§ Exercise aim
Scan the lines below for the word "chart". Copy each line you find it in.

§ Supplied material

----------------------------------------

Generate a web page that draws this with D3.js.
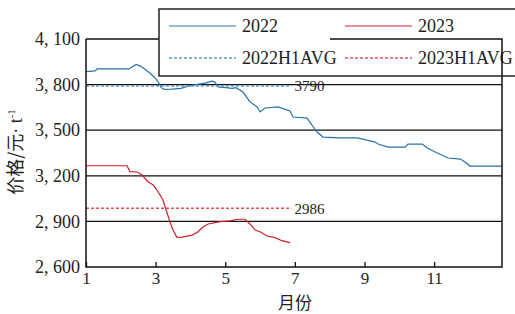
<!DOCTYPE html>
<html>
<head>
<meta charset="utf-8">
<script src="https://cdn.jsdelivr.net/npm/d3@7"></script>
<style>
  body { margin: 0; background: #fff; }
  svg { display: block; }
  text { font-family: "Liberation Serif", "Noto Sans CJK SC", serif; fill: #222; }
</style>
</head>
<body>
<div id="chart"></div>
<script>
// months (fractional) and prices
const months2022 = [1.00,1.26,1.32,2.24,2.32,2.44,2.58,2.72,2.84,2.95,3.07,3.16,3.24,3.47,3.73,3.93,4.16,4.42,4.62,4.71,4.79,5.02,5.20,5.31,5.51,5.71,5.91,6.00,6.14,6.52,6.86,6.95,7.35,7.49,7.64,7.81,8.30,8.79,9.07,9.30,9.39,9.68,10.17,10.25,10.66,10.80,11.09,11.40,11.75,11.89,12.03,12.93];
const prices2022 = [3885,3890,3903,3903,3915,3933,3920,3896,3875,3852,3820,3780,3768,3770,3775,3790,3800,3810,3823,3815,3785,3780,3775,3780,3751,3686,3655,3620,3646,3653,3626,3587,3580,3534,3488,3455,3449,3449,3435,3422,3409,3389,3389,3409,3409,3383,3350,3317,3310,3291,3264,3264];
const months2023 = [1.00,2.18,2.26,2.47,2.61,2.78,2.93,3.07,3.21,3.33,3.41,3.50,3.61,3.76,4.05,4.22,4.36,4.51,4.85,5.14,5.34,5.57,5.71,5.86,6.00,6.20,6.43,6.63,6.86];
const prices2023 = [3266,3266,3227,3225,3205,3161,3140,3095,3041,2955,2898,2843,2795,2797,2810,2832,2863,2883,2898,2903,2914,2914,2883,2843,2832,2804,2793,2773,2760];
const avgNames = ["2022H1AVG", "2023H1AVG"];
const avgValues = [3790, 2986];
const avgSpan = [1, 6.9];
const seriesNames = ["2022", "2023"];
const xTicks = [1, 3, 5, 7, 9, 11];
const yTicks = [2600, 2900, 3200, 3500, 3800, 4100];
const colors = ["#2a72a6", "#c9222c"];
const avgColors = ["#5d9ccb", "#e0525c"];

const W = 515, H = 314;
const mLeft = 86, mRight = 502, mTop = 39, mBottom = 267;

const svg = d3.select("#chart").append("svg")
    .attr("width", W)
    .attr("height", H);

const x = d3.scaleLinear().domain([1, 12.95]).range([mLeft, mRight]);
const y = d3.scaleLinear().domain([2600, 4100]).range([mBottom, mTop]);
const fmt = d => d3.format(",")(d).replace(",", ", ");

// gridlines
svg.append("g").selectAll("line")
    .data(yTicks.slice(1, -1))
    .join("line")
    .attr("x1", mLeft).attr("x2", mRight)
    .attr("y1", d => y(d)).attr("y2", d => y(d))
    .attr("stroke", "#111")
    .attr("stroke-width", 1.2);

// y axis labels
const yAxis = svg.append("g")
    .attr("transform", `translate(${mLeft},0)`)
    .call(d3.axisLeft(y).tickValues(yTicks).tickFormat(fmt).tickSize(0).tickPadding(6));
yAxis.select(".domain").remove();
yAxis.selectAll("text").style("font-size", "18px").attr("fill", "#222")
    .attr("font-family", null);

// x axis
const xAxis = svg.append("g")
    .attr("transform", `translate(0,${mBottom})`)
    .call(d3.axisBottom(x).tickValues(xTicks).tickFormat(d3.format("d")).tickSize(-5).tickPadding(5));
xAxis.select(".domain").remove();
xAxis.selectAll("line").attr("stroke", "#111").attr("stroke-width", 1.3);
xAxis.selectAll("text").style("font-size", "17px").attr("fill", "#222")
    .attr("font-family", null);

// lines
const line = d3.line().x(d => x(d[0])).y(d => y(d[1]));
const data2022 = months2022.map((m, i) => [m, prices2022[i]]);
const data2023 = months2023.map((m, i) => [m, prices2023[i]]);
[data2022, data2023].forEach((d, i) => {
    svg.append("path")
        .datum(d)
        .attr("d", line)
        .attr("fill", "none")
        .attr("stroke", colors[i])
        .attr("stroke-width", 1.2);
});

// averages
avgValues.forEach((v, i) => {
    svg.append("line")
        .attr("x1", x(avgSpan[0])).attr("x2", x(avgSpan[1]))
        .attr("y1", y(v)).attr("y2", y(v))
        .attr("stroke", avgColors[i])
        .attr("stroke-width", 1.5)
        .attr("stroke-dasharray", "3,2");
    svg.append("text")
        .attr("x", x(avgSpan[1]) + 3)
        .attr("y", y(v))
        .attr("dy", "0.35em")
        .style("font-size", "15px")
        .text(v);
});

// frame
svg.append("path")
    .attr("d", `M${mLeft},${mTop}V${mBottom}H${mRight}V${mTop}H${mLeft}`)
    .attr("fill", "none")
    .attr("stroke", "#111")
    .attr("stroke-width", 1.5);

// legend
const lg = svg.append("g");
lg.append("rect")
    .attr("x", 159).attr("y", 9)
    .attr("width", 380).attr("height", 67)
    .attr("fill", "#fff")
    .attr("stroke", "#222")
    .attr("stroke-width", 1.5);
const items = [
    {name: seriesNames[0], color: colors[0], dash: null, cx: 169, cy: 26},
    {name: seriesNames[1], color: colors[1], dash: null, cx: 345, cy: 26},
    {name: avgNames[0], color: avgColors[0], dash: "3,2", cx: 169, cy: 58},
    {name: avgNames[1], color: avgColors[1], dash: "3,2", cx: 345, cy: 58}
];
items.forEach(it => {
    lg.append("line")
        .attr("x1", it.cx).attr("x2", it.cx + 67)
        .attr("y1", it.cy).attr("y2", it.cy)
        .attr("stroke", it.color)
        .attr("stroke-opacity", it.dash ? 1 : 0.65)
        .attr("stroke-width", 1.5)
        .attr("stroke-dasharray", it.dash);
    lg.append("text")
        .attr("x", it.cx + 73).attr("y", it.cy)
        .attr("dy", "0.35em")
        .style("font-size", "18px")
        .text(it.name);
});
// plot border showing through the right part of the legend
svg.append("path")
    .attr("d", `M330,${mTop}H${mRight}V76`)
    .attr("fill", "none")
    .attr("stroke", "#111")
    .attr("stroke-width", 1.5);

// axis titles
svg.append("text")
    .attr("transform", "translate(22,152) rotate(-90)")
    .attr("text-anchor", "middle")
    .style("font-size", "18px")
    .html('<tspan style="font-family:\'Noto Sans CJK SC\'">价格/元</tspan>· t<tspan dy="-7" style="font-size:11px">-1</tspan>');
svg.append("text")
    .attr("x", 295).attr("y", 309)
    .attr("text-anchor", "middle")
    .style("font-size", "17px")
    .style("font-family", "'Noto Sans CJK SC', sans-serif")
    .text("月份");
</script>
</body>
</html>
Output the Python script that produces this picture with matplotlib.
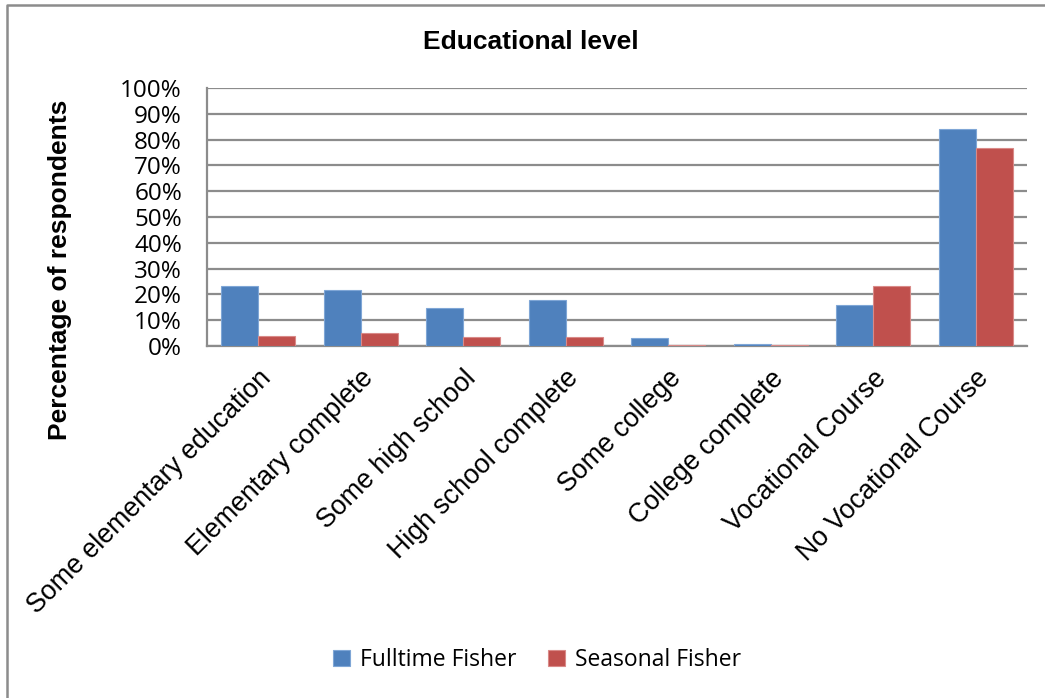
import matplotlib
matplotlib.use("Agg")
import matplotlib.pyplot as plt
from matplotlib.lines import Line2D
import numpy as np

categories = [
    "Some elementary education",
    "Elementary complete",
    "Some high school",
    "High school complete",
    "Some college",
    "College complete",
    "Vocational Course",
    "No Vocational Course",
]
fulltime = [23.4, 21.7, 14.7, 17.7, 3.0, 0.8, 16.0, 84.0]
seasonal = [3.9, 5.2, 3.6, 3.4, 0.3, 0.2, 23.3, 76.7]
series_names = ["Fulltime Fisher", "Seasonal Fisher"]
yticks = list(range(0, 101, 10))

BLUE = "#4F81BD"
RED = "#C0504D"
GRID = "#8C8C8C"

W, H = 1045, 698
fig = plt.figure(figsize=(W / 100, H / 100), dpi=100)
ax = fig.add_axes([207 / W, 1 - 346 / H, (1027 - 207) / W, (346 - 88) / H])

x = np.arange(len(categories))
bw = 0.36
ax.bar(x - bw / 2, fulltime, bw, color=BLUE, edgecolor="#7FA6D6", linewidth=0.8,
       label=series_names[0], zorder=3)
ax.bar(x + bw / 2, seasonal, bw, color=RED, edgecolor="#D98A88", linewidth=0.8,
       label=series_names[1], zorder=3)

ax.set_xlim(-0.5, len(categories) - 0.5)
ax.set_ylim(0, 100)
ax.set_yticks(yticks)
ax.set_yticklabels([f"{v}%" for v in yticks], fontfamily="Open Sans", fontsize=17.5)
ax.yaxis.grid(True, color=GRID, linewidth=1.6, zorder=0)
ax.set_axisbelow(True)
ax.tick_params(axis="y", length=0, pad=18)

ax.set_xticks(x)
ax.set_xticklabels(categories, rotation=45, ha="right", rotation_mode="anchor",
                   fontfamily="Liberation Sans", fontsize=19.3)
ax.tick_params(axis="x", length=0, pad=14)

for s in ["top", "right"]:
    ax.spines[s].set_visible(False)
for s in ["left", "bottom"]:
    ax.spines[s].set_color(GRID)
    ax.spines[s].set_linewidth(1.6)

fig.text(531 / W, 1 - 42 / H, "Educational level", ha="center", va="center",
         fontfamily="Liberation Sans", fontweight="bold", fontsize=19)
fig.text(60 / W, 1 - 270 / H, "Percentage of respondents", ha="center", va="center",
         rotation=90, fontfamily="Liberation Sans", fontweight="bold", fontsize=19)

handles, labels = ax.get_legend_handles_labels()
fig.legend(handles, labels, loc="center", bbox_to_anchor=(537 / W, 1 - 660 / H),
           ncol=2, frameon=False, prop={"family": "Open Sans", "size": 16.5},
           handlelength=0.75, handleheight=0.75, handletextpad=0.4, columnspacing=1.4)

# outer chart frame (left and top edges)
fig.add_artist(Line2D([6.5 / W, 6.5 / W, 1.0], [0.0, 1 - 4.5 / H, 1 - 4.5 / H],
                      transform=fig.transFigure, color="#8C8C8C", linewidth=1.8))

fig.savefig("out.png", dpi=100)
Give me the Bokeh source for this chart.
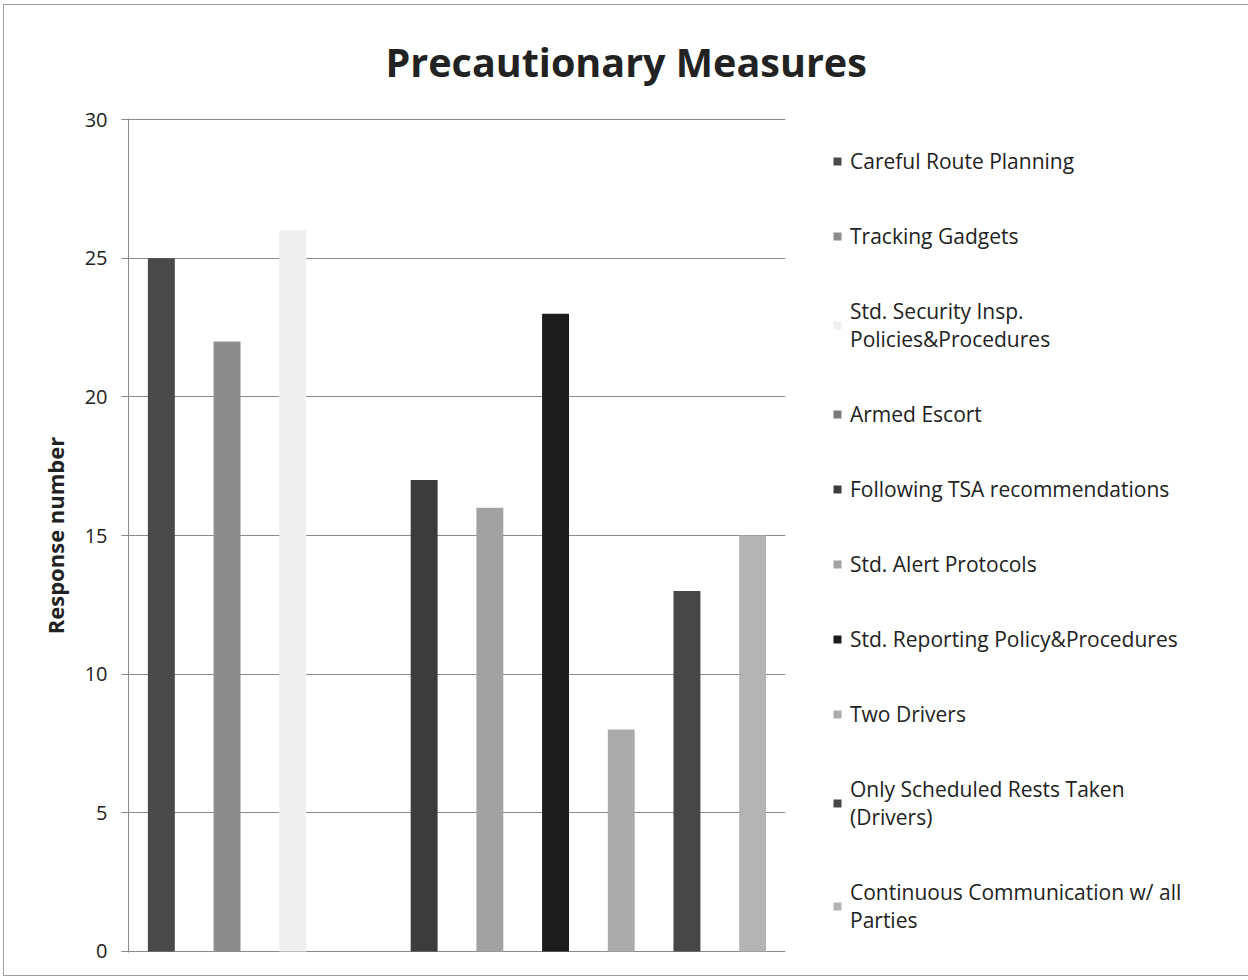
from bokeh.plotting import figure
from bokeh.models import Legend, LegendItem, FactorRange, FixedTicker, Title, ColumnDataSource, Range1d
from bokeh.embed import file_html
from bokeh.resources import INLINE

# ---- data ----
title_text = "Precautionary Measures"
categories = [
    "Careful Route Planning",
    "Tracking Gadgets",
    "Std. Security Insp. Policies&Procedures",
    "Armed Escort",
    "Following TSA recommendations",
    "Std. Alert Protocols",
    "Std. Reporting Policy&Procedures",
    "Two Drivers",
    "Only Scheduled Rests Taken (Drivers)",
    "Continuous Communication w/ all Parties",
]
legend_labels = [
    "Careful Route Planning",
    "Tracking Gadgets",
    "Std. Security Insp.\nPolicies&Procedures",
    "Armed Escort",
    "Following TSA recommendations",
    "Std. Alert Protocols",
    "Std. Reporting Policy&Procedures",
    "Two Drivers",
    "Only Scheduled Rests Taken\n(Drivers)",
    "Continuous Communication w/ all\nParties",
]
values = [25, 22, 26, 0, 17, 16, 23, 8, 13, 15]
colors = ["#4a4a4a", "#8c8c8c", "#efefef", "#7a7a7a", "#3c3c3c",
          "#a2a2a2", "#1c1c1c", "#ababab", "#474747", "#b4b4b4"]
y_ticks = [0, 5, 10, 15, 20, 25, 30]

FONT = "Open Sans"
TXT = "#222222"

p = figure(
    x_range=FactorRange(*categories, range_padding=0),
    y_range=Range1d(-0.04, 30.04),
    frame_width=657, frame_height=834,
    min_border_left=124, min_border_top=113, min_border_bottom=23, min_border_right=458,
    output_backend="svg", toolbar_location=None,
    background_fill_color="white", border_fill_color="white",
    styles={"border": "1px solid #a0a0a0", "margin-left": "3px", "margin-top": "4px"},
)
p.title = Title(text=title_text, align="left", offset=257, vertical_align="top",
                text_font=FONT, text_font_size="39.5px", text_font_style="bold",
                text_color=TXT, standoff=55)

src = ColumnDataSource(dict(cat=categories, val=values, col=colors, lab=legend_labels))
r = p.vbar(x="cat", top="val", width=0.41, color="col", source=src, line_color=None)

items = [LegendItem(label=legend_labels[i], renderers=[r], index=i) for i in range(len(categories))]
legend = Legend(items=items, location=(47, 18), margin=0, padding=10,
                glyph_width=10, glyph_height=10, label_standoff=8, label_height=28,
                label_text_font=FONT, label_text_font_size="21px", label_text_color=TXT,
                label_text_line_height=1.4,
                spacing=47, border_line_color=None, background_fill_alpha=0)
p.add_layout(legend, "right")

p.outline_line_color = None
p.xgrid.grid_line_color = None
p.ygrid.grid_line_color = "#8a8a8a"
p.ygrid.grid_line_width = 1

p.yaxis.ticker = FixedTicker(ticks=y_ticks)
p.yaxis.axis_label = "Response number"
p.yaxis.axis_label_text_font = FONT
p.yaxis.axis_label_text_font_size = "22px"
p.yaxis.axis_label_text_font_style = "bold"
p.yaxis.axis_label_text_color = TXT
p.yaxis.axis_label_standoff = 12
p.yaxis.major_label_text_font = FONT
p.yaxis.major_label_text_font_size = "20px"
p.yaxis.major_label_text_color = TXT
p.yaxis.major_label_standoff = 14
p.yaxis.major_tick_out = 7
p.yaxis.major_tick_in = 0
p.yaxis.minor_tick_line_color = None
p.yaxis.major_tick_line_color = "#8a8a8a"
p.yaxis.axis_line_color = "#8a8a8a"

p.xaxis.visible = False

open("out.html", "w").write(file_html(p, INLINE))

----------------------------------------

§ Written reply
<div id="chart"></div>
const svg = d3.select("#chart").append("svg")
# outer chart frame (left and top edges)
Give me the Bokeh source for this chart.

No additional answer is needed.